Sunday, March 17, 2013

The Nimrud Ivories

     The Metropolitan Museum has a large collection of carved ivory plaques that were found in the Assyrian capital of Nimrud. These plaques were no doubt used as decorative devices on furniture in the royal palace.

     Nimrud, called Kalhu in ancient times, is first mentioned by Shalmaneser I (1272 - 1243 B. C.). Portions of the city were re-built by Ashurnasirpal II (883 - 859 B. C.). Later kings (Sargon and Sennacherib) built palaces at Nimrud.

Fig. 1 - Egyptianizing Carved Ivory from Nimrud
     The first excavator of this city was Austen Henry Layard, who spent several years working at the site between 1845 and 1851. Max Mallowan started excavating at Nimrud in 1949, and it was he who found a large percentage of the famous ivories that are now in the museums of the world.
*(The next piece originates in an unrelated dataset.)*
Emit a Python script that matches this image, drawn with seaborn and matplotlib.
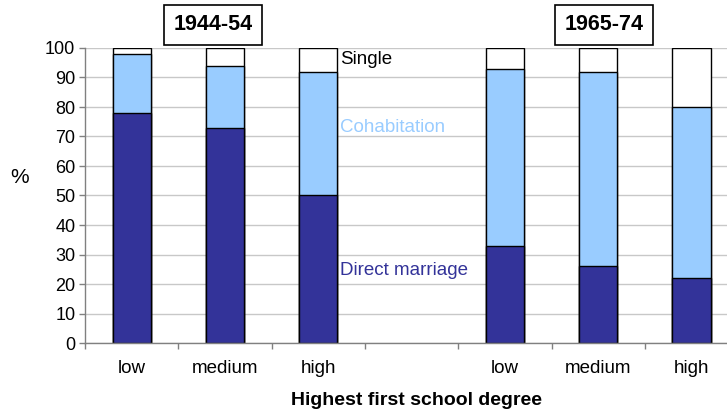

Fig. 2 - Egyptianizing Carved Ivory from Nimrud
     While some of the ivories found were made by Assyrian artists and used Assyrian decorative motifs, many others were clearly made by non-assyrian artists. These plaques probably got to Nimrud either as tribute paid by foreign princes or as plunder from conquered cities. Many of these ivories have Egyptian themes, although they were not carved in Egypt. In fact, Phoenicia is a more likely origin for these particular ivories.

    If you take a look at the ivory shown here, which dates to the 9th or 8th century B. C., you can see the winged sun disk above the woman's head. The sun disk itself, has a uraeus (cobra) on both sides of it. This is, of course, a very common motif in Egyptian art. The woman herself holds a lotus flower in one hand; this is also a common motif in Egyptian art. In her other hand she holds a lion (?), which is not a common motif in Egyptian art. Also, her head dress sort of looks egyptian, but was clearly carved by a non-egyptian artist.